--- BEGIN ---

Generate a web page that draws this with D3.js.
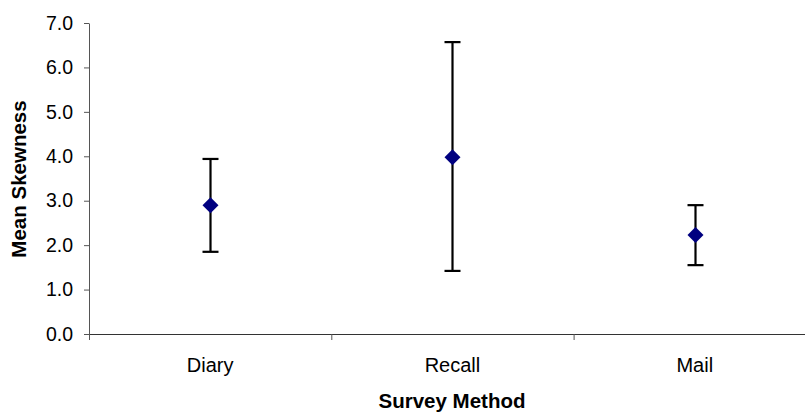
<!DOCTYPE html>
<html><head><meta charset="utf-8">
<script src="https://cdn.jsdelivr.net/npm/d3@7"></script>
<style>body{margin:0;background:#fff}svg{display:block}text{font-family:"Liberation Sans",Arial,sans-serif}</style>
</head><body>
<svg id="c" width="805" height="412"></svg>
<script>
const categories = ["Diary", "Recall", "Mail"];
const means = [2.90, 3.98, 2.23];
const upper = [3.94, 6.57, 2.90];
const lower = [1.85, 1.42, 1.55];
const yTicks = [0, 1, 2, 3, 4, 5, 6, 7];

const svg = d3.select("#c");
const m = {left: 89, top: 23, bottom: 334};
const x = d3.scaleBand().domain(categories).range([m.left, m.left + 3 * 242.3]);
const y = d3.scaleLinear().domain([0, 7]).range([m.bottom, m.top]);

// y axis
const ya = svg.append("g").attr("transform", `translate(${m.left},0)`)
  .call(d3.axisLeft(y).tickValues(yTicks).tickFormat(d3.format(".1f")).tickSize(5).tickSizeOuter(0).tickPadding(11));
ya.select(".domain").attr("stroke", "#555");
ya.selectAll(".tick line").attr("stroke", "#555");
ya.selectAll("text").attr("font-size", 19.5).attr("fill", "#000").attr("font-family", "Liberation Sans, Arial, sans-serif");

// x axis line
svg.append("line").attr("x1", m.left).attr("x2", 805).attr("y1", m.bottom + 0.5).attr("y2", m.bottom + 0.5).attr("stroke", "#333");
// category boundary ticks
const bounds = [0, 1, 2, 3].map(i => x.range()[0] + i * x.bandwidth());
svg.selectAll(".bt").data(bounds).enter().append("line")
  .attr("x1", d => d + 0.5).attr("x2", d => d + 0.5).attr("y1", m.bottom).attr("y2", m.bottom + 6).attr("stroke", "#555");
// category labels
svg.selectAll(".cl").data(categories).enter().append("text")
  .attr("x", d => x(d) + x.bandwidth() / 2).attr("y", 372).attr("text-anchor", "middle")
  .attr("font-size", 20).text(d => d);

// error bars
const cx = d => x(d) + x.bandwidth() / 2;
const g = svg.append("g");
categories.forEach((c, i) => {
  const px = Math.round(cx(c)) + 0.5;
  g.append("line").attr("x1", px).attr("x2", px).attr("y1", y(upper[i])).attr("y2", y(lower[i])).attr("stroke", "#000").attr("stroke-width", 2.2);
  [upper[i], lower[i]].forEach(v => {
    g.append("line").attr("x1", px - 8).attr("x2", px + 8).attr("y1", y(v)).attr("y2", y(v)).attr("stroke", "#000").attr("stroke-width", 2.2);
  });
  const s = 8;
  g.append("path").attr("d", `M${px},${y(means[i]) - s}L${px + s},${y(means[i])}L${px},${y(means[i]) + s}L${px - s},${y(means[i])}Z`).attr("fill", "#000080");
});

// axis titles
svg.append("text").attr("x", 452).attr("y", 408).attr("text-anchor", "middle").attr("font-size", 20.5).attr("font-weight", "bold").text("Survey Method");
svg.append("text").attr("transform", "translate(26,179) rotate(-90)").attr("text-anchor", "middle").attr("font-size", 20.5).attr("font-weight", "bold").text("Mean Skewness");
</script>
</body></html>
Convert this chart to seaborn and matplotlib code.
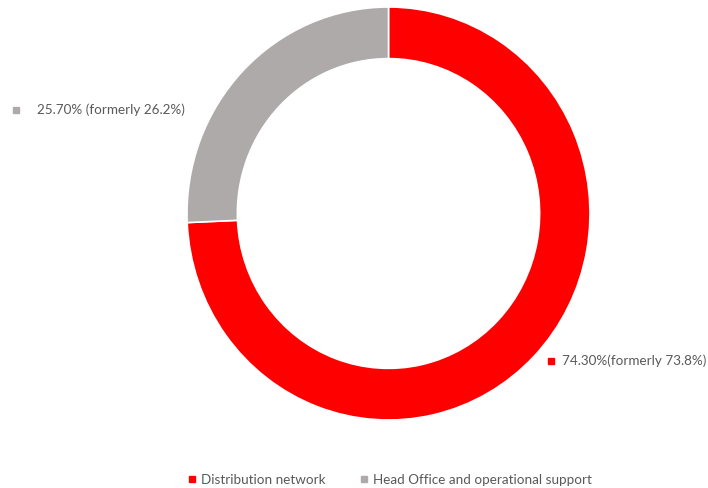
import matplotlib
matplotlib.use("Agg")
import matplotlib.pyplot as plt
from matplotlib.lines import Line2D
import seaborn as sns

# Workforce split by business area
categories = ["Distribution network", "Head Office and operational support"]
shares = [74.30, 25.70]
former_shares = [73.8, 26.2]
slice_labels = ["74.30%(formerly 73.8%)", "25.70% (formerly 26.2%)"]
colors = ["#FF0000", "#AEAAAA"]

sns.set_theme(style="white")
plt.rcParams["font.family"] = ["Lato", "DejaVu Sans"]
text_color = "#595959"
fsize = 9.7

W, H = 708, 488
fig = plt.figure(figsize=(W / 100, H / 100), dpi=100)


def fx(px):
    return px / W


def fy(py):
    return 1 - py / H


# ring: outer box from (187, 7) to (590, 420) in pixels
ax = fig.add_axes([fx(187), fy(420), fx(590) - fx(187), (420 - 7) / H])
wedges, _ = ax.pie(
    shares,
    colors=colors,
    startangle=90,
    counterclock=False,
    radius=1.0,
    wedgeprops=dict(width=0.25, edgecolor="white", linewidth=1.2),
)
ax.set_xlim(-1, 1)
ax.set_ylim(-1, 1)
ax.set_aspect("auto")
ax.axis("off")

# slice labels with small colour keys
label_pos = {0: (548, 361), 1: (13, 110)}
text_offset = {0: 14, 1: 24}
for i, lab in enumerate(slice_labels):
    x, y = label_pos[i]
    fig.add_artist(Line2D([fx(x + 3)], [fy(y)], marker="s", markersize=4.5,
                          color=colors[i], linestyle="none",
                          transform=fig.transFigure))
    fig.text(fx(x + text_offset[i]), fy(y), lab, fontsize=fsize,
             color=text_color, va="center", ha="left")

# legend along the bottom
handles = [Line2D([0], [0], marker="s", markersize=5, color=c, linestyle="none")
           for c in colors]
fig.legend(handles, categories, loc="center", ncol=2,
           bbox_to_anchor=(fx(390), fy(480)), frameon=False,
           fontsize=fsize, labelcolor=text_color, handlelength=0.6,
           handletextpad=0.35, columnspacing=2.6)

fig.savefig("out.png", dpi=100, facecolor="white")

--- END ---

> **Exercise**: Find every line in the records that contains the word "matplotlib"; copy those lines.

> **Result for this task**:
Convert this chart to seaborn and matplotlib code.
import matplotlib
matplotlib.use("Agg")
import matplotlib.pyplot as plt
from matplotlib.lines import Line2D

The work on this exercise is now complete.